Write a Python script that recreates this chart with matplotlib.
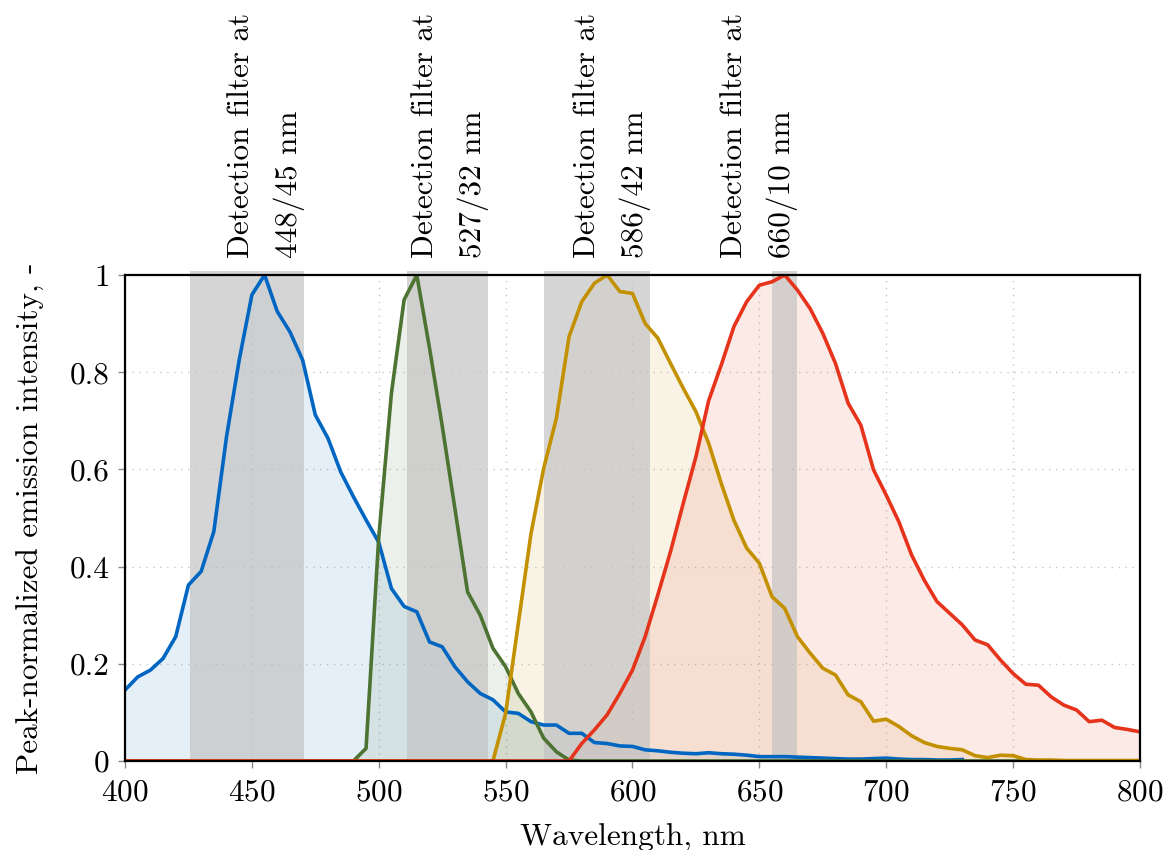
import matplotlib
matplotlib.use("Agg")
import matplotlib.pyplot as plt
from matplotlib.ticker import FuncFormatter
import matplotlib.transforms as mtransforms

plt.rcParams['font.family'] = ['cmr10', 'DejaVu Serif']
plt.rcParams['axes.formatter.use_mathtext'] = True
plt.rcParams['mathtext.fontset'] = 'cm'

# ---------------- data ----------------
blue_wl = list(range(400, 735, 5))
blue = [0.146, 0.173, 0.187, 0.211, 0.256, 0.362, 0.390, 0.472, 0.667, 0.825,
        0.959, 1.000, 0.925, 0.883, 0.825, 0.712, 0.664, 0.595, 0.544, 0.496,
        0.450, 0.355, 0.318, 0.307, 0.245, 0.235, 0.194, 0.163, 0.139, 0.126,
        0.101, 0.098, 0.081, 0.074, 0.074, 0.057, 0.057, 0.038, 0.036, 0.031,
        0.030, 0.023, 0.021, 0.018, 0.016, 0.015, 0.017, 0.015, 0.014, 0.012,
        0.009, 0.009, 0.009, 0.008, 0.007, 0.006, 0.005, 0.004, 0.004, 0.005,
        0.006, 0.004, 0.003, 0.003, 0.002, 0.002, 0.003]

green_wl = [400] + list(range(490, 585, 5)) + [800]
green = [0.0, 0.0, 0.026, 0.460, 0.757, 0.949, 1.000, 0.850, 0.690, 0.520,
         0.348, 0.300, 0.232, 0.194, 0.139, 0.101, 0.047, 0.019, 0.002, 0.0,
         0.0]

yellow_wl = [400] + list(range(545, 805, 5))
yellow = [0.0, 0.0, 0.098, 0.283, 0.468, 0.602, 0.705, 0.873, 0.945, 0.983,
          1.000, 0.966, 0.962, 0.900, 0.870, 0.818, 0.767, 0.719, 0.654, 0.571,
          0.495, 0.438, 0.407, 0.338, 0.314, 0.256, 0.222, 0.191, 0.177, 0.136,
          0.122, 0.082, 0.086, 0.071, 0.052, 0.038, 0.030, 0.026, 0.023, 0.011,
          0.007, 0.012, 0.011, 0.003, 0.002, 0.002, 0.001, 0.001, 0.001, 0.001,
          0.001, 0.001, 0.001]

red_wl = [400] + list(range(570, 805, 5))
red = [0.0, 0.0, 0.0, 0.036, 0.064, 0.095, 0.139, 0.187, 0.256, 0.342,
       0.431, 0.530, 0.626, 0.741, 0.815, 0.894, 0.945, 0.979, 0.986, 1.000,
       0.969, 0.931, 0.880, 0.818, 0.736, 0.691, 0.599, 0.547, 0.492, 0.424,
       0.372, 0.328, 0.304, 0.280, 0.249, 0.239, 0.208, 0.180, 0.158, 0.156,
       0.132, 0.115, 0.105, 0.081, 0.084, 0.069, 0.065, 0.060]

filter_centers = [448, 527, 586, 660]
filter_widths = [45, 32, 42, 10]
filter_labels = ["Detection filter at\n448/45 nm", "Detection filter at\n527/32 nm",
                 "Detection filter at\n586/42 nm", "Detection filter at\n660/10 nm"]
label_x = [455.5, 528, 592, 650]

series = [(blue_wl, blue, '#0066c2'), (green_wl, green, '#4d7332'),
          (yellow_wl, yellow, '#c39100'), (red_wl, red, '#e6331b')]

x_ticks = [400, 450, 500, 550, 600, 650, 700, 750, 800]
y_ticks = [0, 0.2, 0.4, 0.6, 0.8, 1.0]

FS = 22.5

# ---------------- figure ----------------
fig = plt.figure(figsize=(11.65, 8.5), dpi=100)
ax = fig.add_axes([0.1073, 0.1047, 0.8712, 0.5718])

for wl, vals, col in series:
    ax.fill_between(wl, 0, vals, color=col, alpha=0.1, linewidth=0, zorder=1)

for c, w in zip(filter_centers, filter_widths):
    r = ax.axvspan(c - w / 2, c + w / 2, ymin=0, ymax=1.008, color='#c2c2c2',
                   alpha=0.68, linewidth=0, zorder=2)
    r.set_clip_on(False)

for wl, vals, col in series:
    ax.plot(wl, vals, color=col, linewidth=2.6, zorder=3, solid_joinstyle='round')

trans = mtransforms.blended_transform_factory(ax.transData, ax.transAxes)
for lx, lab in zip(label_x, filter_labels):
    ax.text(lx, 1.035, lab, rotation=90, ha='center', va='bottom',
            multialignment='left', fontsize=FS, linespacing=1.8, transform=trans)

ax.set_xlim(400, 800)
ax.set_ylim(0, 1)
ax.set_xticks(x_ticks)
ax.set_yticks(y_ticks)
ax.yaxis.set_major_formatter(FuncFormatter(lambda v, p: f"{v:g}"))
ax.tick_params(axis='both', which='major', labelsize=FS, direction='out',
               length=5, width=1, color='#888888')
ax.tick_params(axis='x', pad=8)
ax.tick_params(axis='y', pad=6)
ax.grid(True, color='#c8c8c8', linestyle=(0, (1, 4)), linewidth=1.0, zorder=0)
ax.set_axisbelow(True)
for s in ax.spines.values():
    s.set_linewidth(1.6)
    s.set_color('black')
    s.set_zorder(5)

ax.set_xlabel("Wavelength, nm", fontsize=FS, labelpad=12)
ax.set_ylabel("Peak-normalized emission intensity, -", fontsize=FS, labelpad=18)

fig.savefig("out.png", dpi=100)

———

**PROBLEM**
Up to and including the line with "plt.rcParams['mathtext.fontset'] = 'cm'", copy the data above from its first line. Skip pictures.

**TASK RESULT**
Write a Python script that recreates this chart with matplotlib.
import matplotlib
matplotlib.use("Agg")
import matplotlib.pyplot as plt
from matplotlib.ticker import FuncFormatter
import matplotlib.transforms as mtransforms

plt.rcParams['font.family'] = ['cmr10', 'DejaVu Serif']
plt.rcParams['axes.formatter.use_mathtext'] = True
plt.rcParams['mathtext.fontset'] = 'cm'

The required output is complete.